I am a child of the post-war. Not the war to end all wars. That was a silly way to identify it, because the treaty of Versailles only exacerbated the problem and set the world up for a second war. I am a baby boomer. The stories I read were of the men and women who resisted the evils of totalitarianism, oppression, genocide, and communism. Primary text, I think they are called. These individuals did what they could to limit the devastation, to eliminate the threat of an over-class rule. They were common people; maybe bankers, housewives, farmers, shopkeepers, or they were not, perhaps they were earls, counts, government officials. They did not think of their lives as forfeit, but in many cases they were. There was no coming back. There was no magic.

What I read in the 50s were the original memories, the heroic stories of their realization that no one else would stand. They knew literally they had no choice. Today we say we always have a choice. What we mean is you can say yes, or you can say no. Everything we read and see brings this mixed message. The truth is no, no you can’t say no. You can’t.

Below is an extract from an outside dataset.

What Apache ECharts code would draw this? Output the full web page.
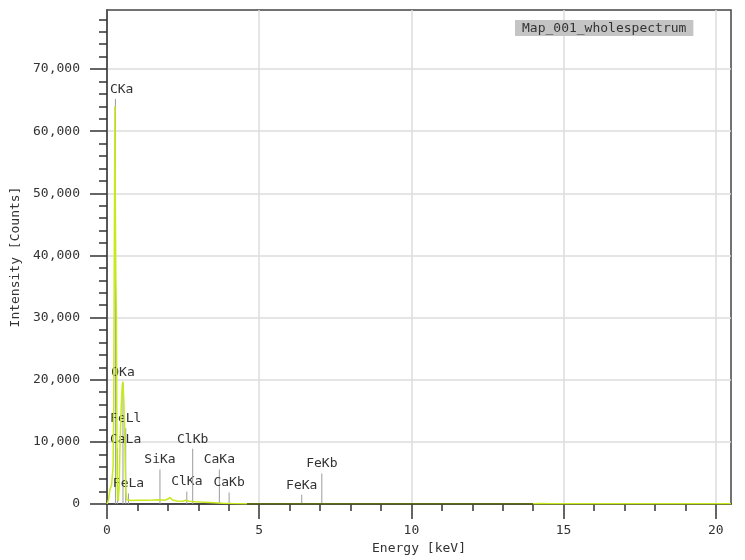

At an SCBWI conference one of the speakers, Tony Horowitz, I think, said that if nothing else we should be truthful to our children, we should terrify them with the truth. And so, we are back to heroes; those who recognize there is no choice, that saying yes is the only thing, and that doing what you must, even though you are terrified is the right thing.

I call that bravery.

The Penderwicks

I’ve recently moved from a iPad for reading to a small 6″ screen Kindle. My daughter says that the backlight on the iPad is bad for settling you in to sleep at night. That may be true, but also true is the the fact that a book may be bad for settling you in to sleep at night. I have a tendency to read and forget the time. At least the iPad let me turn off the beside light.

Which brings me to the Penderwicks. Or Jeanne Birdsall’s The Penderwicks.  I was looking for a book that would not have any relevance to what I was currently writing which was narrative non fiction and middle grade mystery, looking for something that would be totally different. For night time reading I use the North Carolinas Digital Library. I like it because I can go on at 10 pm at night, find a book and read for an hour. And while I miss the physically holding and hoarding of books on my shelves, truth is I would be going to the library on a regular basis were it not for the digital library and, Sigh, they are usually not open at ten at night.

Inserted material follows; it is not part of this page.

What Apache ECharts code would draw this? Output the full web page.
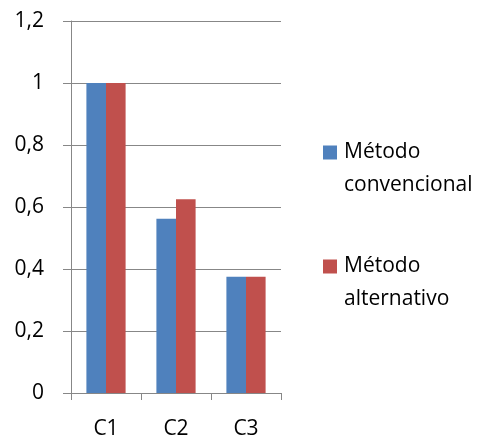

the-penderwicksSo, back to the Penderwicks. the-penderwicksThere are four books that start with the family as they go off on vacation. There are four sisters between age eleven and baby. These are nice kids, obedient, loving, careful of each other’s feeling when they remember, which is most often. The feel of the stories harken back to a time when play was mostly out of doors, families ate dinner together, and respect for adults-father, teachers, neighbors–was a good thing and always present. While the setting seems contemporary the story also feels like it’s historical, a long time ago.

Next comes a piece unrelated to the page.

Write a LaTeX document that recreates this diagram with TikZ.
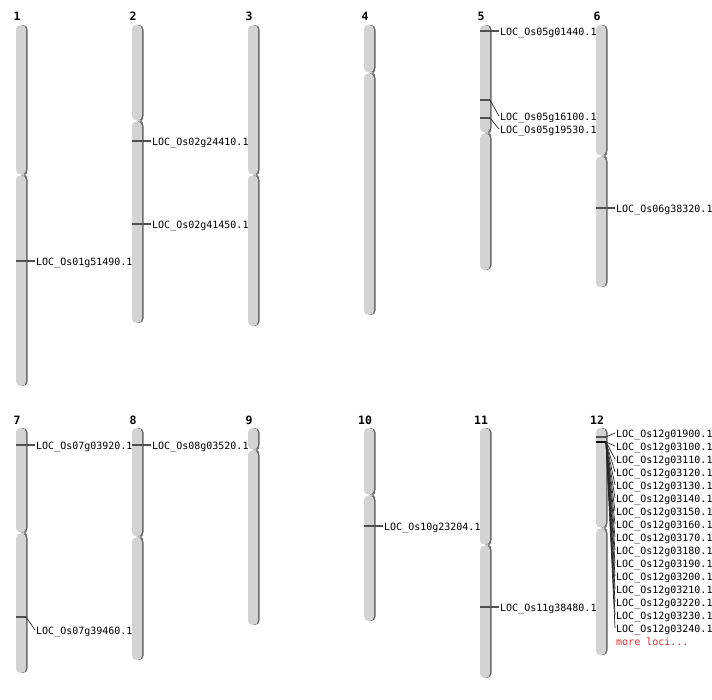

And once you are hooked on the lives of the family and their neighbors you continue to read in the series because you have come to care about their relationships, their problems and how they manage their solutions. What I love about the stories is the way Ms. Birdsall was able to give us completely distinctive children, with different voices, likes, dislikes, and talents. I was enchanted with books one and two. By book three the oldest of the siblings was off on her own vacation, leaving it to the remaining three to carry the story. By book four, it was primarily the youngest who, along with a step brother, takes you to the end of the saga.

It was grand that Ms. Birdsall gave us closure to the family story, although, I think it came at a price I was not willing as a reader to pay. I personally prefer stories to end at a good place, not necessarily the end of the story.  I get that JK Rowlings ending Harry so there couldharry be no more stories, but Wait! there is. Now I have not yet read this, but there was a promise at the end of book seven that this was it. We knew Harry married Ginny [about which there is a ton of commentary] and they had children and  Hogwarts as a school of magic continues. Good. Then This?

Back to the Penderwicks. Rosalind is all grown up and in love with the obvious choice. Skye is still independent. Jane is working toward being an accomplished author and Batty, the youngest, is now a responsible child, no longer the baby of the family.

Hmmm….I get that it’s the author’s right to say how the story ends. Somehow, tho, as a kid, I always the the best stories were like The Giver, where the author led us to the end of the story and let our own imaginations take the character where ever we wanted. Lovely as The Penderwicks are…I’d would have loved to imagine, rather than being told, where they would go.